The leading contender for 100+ hour storage is the iron-air battery being developed by Form Energy, created by former Tesla storage executive Mateo Jaramillo. Form has raised $650 million in the last two years, entered into a utility contract for its first deployment, and is building a factory in the West Virginia steel town of Weirton. Form Energy has chosen iron as its key ingredient because it is cheap and abundant compared to conventional battery materials.
Noon also wanted cheap and abundant raw materials. It starts with carbon dioxide, which is then split using electricity into its components — carbon and oxygen. To discharge, it reverses the operation, oxidizing the powdery solid carbon. The active ingredients are so cheap that Noon pays more for the tanks to store them than it does for the materials themselves, Graves says. Energy Dome also has an energy storage system based on carbon dioxide.

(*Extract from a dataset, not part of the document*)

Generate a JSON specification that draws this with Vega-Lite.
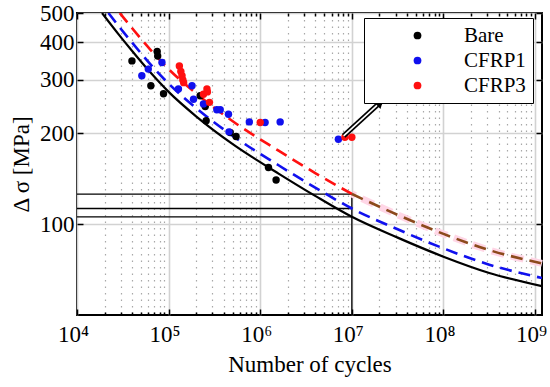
{
  "$schema": "https://vega.github.io/schema/vega-lite/v6.json",
  "width": 465,
  "height": 302,
  "autosize": {"type": "none"},
  "padding": {"left": 77, "top": 13, "right": 8, "bottom": 72},
  "config": {
    "view": {"stroke": "black", "strokeWidth": 2},
    "font": "Liberation Serif",
    "axis": {"domain": false, "labelFont": "Liberation Serif", "titleFont": "Liberation Serif", "labelColor": "black", "titleColor": "black", "titleFontWeight": "normal", "tickColor": "black"},
    "legend": {"labelFont": "Liberation Serif"}
  },
  "datasets": {
    "curves": [
      {"x": 18750, "y": 500, "c": "Bare"},
      {"x": 28180, "y": 426.6, "c": "Bare"},
      {"x": 39810, "y": 375, "c": "Bare"},
      {"x": 63100, "y": 318, "c": "Bare"},
      {"x": 100000, "y": 274, "c": "Bare"},
      {"x": 199500, "y": 227.5, "c": "Bare"},
      {"x": 501200, "y": 184, "c": "Bare"},
      {"x": 1585000, "y": 147, "c": "Bare"},
      {"x": 3981000, "y": 124, "c": "Bare"},
      {"x": 10000000, "y": 105.7, "c": "Bare"},
      {"x": 31620000, "y": 90.2, "c": "Bare"},
      {"x": 100000000, "y": 78.0, "c": "Bare"},
      {"x": 316200000, "y": 68.9, "c": "Bare"},
      {"x": 1190000000, "y": 62.3, "c": "Bare"},
      {"x": 22030, "y": 500, "c": "CFRP1"},
      {"x": 28180, "y": 454.3, "c": "CFRP1"},
      {"x": 39810, "y": 399.4, "c": "CFRP1"},
      {"x": 63100, "y": 338.7, "c": "CFRP1"},
      {"x": 100000, "y": 291.8, "c": "CFRP1"},
      {"x": 199500, "y": 242.3, "c": "CFRP1"},
      {"x": 501200, "y": 196, "c": "CFRP1"},
      {"x": 1585000, "y": 156.6, "c": "CFRP1"},
      {"x": 3981000, "y": 132.1, "c": "CFRP1"},
      {"x": 10000000, "y": 112.6, "c": "CFRP1"},
      {"x": 31620000, "y": 96.1, "c": "CFRP1"},
      {"x": 100000000, "y": 83.1, "c": "CFRP1"},
      {"x": 316200000, "y": 73.4, "c": "CFRP1"},
      {"x": 1190000000, "y": 66.3, "c": "CFRP1"},
      {"x": 29310, "y": 500, "c": "CFRP3"},
      {"x": 39810, "y": 446, "c": "CFRP3"},
      {"x": 63100, "y": 378.4, "c": "CFRP3"},
      {"x": 100000, "y": 326, "c": "CFRP3"},
      {"x": 199500, "y": 270.7, "c": "CFRP3"},
      {"x": 501200, "y": 219, "c": "CFRP3"},
      {"x": 1585000, "y": 175, "c": "CFRP3"},
      {"x": 3981000, "y": 147.6, "c": "CFRP3"},
      {"x": 10000000, "y": 125.8, "c": "CFRP3"},
      {"x": 10000000, "y": 125.8, "c": "CFRP3b"},
      {"x": 31620000, "y": 107.3, "c": "CFRP3b"},
      {"x": 100000000, "y": 92.8, "c": "CFRP3b"},
      {"x": 316200000, "y": 82.0, "c": "CFRP3b"},
      {"x": 1190000000, "y": 74.1, "c": "CFRP3b"}
    ],
    "pts": [
      {"x": 39800, "y": 347, "s": "Bare"},
      {"x": 75000, "y": 373, "s": "Bare"},
      {"x": 76000, "y": 360, "s": "Bare"},
      {"x": 64000, "y": 287, "s": "Bare"},
      {"x": 88000, "y": 270, "s": "Bare"},
      {"x": 221000, "y": 266, "s": "Bare"},
      {"x": 251000, "y": 245, "s": "Bare"},
      {"x": 257000, "y": 220, "s": "Bare"},
      {"x": 470000, "y": 201, "s": "Bare"},
      {"x": 545000, "y": 195, "s": "Bare"},
      {"x": 1230000, "y": 154, "s": "Bare"},
      {"x": 1490000, "y": 140, "s": "Bare"},
      {"x": 51000, "y": 310, "s": "CFRP1"},
      {"x": 60000, "y": 326, "s": "CFRP1"},
      {"x": 84600, "y": 343, "s": "CFRP1"},
      {"x": 128000, "y": 280, "s": "CFRP1"},
      {"x": 180000, "y": 287, "s": "CFRP1"},
      {"x": 187000, "y": 259, "s": "CFRP1"},
      {"x": 240000, "y": 250, "s": "CFRP1"},
      {"x": 336000, "y": 239, "s": "CFRP1"},
      {"x": 366000, "y": 239, "s": "CFRP1"},
      {"x": 450000, "y": 231, "s": "CFRP1"},
      {"x": 456000, "y": 202, "s": "CFRP1"},
      {"x": 760000, "y": 218, "s": "CFRP1"},
      {"x": 1130000, "y": 217, "s": "CFRP1"},
      {"x": 1650000, "y": 218, "s": "CFRP1"},
      {"x": 7130000, "y": 191, "s": "CFRP1"},
      {"x": 131000, "y": 334, "s": "CFRP3"},
      {"x": 136000, "y": 320, "s": "CFRP3"},
      {"x": 140000, "y": 310, "s": "CFRP3"},
      {"x": 143000, "y": 300, "s": "CFRP3"},
      {"x": 146000, "y": 294, "s": "CFRP3"},
      {"x": 240000, "y": 269, "s": "CFRP3"},
      {"x": 262000, "y": 280, "s": "CFRP3"},
      {"x": 265000, "y": 274, "s": "CFRP3"},
      {"x": 279000, "y": 253, "s": "CFRP3"},
      {"x": 1000000, "y": 217, "s": "CFRP3"},
      {"x": 8400000, "y": 194, "s": "CFRP3"},
      {"x": 10000000, "y": 194, "s": "CFRP3"}
    ],
    "hl": [
      {"x": 10000, "x2": 10000000, "y": 125.7},
      {"x": 10000, "x2": 10000000, "y": 112.6},
      {"x": 10000, "x2": 10000000, "y": 105.7}
    ],
    "vl": [{"x": 10000000, "y": 50, "y2": 125.7}],
    "arrow": [{"x": 8130000, "y": 196, "x2": 21000000, "y2": 255}],
    "head": [{"x": 20400000, "y": 253.3}]
  },
  "resolve": {"axis": {"x": "independent", "y": "independent"}},
  "layer": [
    {
      "data": {"name": "hl"},
      "mark": {"type": "rule", "color": "black", "strokeWidth": 1.3},
      "encoding": {
        "x": {"field": "x", "type": "quantitative",
          "scale": {"type": "log", "domain": [10000, 1190000000], "nice": false},
          "axis": {
            "orient": "bottom", "title": "Number of cycles", "titleFontSize": 23, "titlePadding": 4,
            "values": [10000,20000,30000,40000,50000,60000,70000,80000,90000,100000,200000,300000,400000,500000,600000,700000,800000,900000,1000000,2000000,3000000,4000000,5000000,6000000,7000000,8000000,9000000,10000000,20000000,30000000,40000000,50000000,60000000,70000000,80000000,90000000,100000000,200000000,300000000,400000000,500000000,600000000,700000000,800000000,900000000,1000000000],
            "labelExpr": "abs(log(datum.value)/LN10 - round(log(datum.value)/LN10)) < 0.01 ? '10' + ['⁰','¹','²','³','⁴','⁵','⁶','⁷','⁸','⁹'][round(log(datum.value)/LN10)] : ''",
            "labelFontSize": 23, "labelPadding": 14, "labelOffset": -4, "labelFlush": false, "labelOverlap": false,
            "grid": true,
            "gridColor": {"condition": {"test": "abs(log(datum.value)/LN10 - round(log(datum.value)/LN10)) < 0.01", "value": "#d2d2d2"}, "value": "#a8a8a8"},
            "gridDash": {"condition": {"test": "abs(log(datum.value)/LN10 - round(log(datum.value)/LN10)) < 0.01", "value": []}, "value": [1.5, 5]},
            "gridWidth": {"condition": {"test": "abs(log(datum.value)/LN10 - round(log(datum.value)/LN10)) < 0.01", "value": 1.6}, "value": 1.2},
            "tickSize": {"condition": {"test": "abs(log(datum.value)/LN10 - round(log(datum.value)/LN10)) < 0.01", "value": -6}, "value": -3},
            "tickWidth": 1.5
          }
        },
        "x2": {"field": "x2"},
        "y": {"field": "y", "type": "quantitative",
          "scale": {"type": "log", "domain": [50, 500], "nice": false},
          "axis": {
            "orient": "left", "title": "Δ σ [MPa]", "titleFontSize": 23, "titlePadding": 6,
            "values": [100, 200, 300, 400, 500], "format": "d",
            "labelFontSize": 23, "labelPadding": 9, "labelFlush": false, "labelOverlap": false,
            "grid": true, "gridColor": "#d2d2d2", "gridWidth": 1.6,
            "tickSize": -6, "tickWidth": 1.5
          }
        }
      }
    },
    {
      "data": {"name": "vl"},
      "mark": {"type": "rule", "color": "black", "strokeWidth": 1.3},
      "encoding": {
        "x": {"field": "x", "type": "quantitative",
          "axis": {
            "orient": "top", "title": null, "labels": false, "grid": false,
            "values": [10000,20000,30000,40000,50000,60000,70000,80000,90000,100000,200000,300000,400000,500000,600000,700000,800000,900000,1000000,2000000,3000000,4000000,5000000,6000000,7000000,8000000,9000000,10000000,20000000,30000000,40000000,50000000,60000000,70000000,80000000,90000000,100000000,200000000,300000000,400000000,500000000,600000000,700000000,800000000,900000000,1000000000],
            "tickSize": {"condition": {"test": "abs(log(datum.value)/LN10 - round(log(datum.value)/LN10)) < 0.01", "value": -6}, "value": -3},
            "tickWidth": 1.5
          }
        },
        "y": {"field": "y", "type": "quantitative",
          "axis": {"orient": "right", "title": null, "labels": false, "grid": false, "values": [100, 200, 300, 400, 500], "tickSize": -6, "tickWidth": 1.5}
        },
        "y2": {"field": "y2"}
      }
    },
    {
      "data": {"name": "curves"},
      "transform": [{"filter": "datum.c === 'CFRP3b'"}],
      "mark": {"type": "line", "color": "#ffd6e6", "strokeWidth": 7, "strokeDash": [13, 7], "strokeDashOffset": 9, "interpolate": "monotone"},
      "encoding": {
        "x": {"field": "x", "type": "quantitative", "axis": null},
        "y": {"field": "y", "type": "quantitative", "axis": null}
      }
    },
    {
      "data": {"name": "curves"},
      "transform": [{"filter": "datum.c === 'Bare'"}],
      "mark": {"type": "line", "color": "black", "strokeWidth": 2.2, "interpolate": "monotone", "clip": true},
      "encoding": {
        "x": {"field": "x", "type": "quantitative", "axis": null},
        "y": {"field": "y", "type": "quantitative", "axis": null}
      }
    },
    {
      "data": {"name": "curves"},
      "transform": [{"filter": "datum.c === 'CFRP1'"}],
      "mark": {"type": "line", "color": "#1010ee", "strokeWidth": 2.6, "strokeDash": [12, 7], "interpolate": "monotone", "clip": true},
      "encoding": {
        "x": {"field": "x", "type": "quantitative", "axis": null},
        "y": {"field": "y", "type": "quantitative", "axis": null}
      }
    },
    {
      "data": {"name": "curves"},
      "transform": [{"filter": "datum.c === 'CFRP3'"}],
      "mark": {"type": "line", "color": "#ff1010", "strokeWidth": 2.6, "strokeDash": [12, 7], "interpolate": "monotone", "clip": true},
      "encoding": {
        "x": {"field": "x", "type": "quantitative", "axis": null},
        "y": {"field": "y", "type": "quantitative", "axis": null}
      }
    },
    {
      "data": {"name": "curves"},
      "transform": [{"filter": "datum.c === 'CFRP3b'"}],
      "mark": {"type": "line", "color": "#8c4a1c", "strokeWidth": 2.6, "strokeDash": [12, 7], "interpolate": "monotone", "clip": true},
      "encoding": {
        "x": {"field": "x", "type": "quantitative", "axis": null},
        "y": {"field": "y", "type": "quantitative", "axis": null}
      }
    },
    {
      "data": {"name": "pts"},
      "mark": {"type": "circle", "size": 55, "opacity": 1},
      "encoding": {
        "x": {"field": "x", "type": "quantitative", "axis": null},
        "y": {"field": "y", "type": "quantitative", "axis": null},
        "color": {"field": "s", "type": "nominal",
          "scale": {"domain": ["Bare", "CFRP1", "CFRP3"], "range": ["#000000", "#1010ee", "#ff1010"]},
          "legend": {
            "title": null, "orient": "none", "legendX": 287, "legendY": 5, "padding": 7,
            "strokeColor": "black", "fillColor": "white",
            "labelFontSize": 21, "labelFont": "Liberation Serif", "labelColor": "black",
            "symbolType": "circle", "symbolSize": 60, "symbolStrokeWidth": 0, "symbolOffset": 36,
            "labelOffset": 36, "rowPadding": 3
          }
        },
        "order": {"field": "s"}
      }
    },
    {
      "data": {"name": "arrow"},
      "mark": {"type": "rule", "color": "black", "strokeWidth": 5},
      "encoding": {
        "x": {"field": "x", "type": "quantitative", "axis": null},
        "y": {"field": "y", "type": "quantitative", "axis": null},
        "x2": {"field": "x2"},
        "y2": {"field": "y2"}
      }
    },
    {
      "data": {"name": "arrow"},
      "mark": {"type": "rule", "color": "white", "strokeWidth": 1.6},
      "encoding": {
        "x": {"field": "x", "type": "quantitative", "axis": null},
        "y": {"field": "y", "type": "quantitative", "axis": null},
        "x2": {"field": "x2"},
        "y2": {"field": "y2"}
      }
    },
    {
      "data": {"name": "head"},
      "mark": {"type": "point", "shape": "triangle-up", "filled": true, "color": "black", "size": 110, "angle": 47, "opacity": 1},
      "encoding": {
        "x": {"field": "x", "type": "quantitative", "axis": null},
        "y": {"field": "y", "type": "quantitative", "axis": null}
      }
    }
  ]
}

Noon Energy has two attributes that few competitors can claim — high energy density and high round trip efficiency. Long duration technologies are usually less energy dense than lithium-ion batteries and need a lot of space, which makes them unsuitable for powering vehicles. Graves says his carbon-based storage technology is actually three times more energy dense than lithium-ion batteries. In theory, he says, it could one day power clean marine shipping or long distance trucking, two applications where even lithium-ion batteries don’t have enough energy density for the job.
Long duration storage technologies tend to lose more power than conventional batteries because of losses in the round trip conversion to storage and back. What the companies producing long term storage claim is that losing half the energy you put into the device doesn’t really matter if the bulk storage is cheap enough. Noon Energy differs from the rest of the pack in that it purports to have “near lithium-ion levels” of round trip efficiency. “We’re not in the camp of saying efficiency is not important,” Graves said.
The market for multi-day energy storage is quite small at the present time, but Chris Graves said it’s a matter of picking the right places where demand for long term storage is starting to materialize. “At the moment, the grid broadly is not asking for it,” he says. “Of course, the grid is not homogeneous, and some locations will need it sooner than others.”
Graves thinks his company’s long term energy storage technology will be a good fit for places like Hawaii, which has an abundance of rooftop solar installations and shut down its last coal-fired generating station plant last year. It is building a renewables-only grid without any gas to keep the lights on after dark. Early markets could include other islands as well as remote microgrids, where cheap renewables with long term storage can easily undercut expensive imported fossil fuels.
The Takeaway
We know savvy CleanTechnica readers will want to know specifics on this technology and we have to say there are few available to share with you. So for the moment, this is future tech that may or may not ever scale up to commercial production. All we know at the moment is that several investors have ponied up some $60 million to keep the company afloat financially until a market for its products materializes — if it ever does. When we know more, you will know more.